Unlike these IRL “funny guys,” Mr. Solo and Dr. Malcom have confidence. They don’t base their self-worth on their ability to land jokes. They do it to amuse themselves.

And, as I write this, I feel myself writing a view of my personality. I laugh at my own jokes. I respond with sarcasm because honesty would be too boring, painful, or melodramatic. I deflect emotion with humor.

I am confident. I am assertive. I am charming.

Or so I tell myself.

Is it because I want to be more like them? Because I know my confidence is very much a facade? Because I know I need someone who would drag me across the universe in his space ship? Because I want to be free and fearless?

Or is it darker than that? Do I find these guys so appealing because of their inability to deal with emotion, at least when compared to their whinier, and duller, brethren (Luke Skywalker, Edward Elrich, the boring paleontologist in Jurassic Park).

Am I afraid of intimacy?

I tend to live in my head, in my screenplay worlds. I feel more connected to characters in films and books than to people I meet in real life. I almost always find people too boring, shallow, or insincere for a real connection. (God, listen to what an ass I sound like!)

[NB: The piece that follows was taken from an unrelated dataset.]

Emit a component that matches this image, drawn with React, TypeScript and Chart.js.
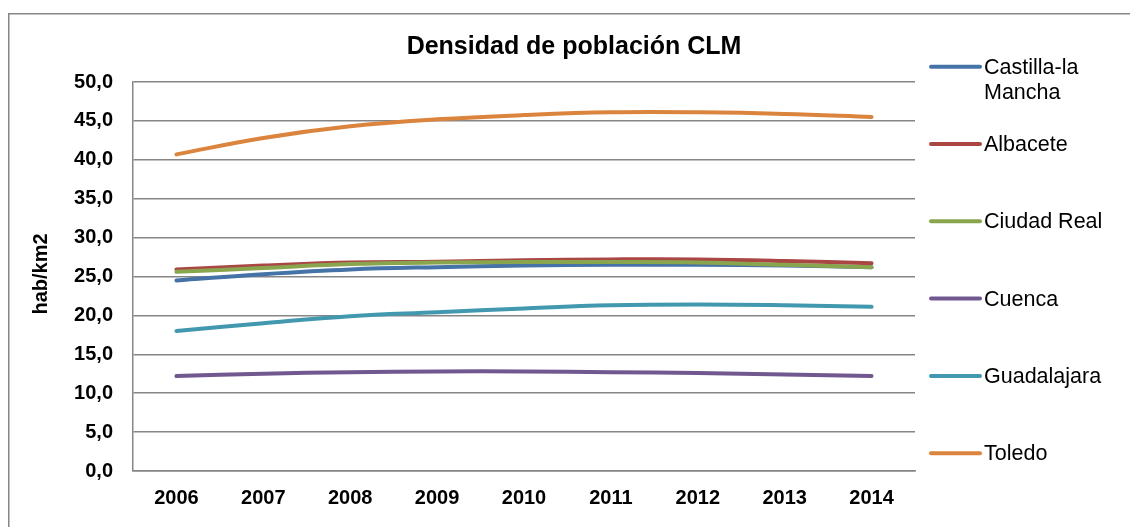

Of course, it would be fitting that I feel connected to these fictional film characters.

Is it because these fellas are clearly one hell of a good time?

Because confidence is fucking attractive.

Or because these characters are played by exceptional male specimens?

I think it’s the existentialism. How does Malcom respond when he’s about to be attacked by a dino–“boy, do I hate being right all the time.” The stuff of movie characters, sure, but a calm, bad-ass response to danger nonetheless.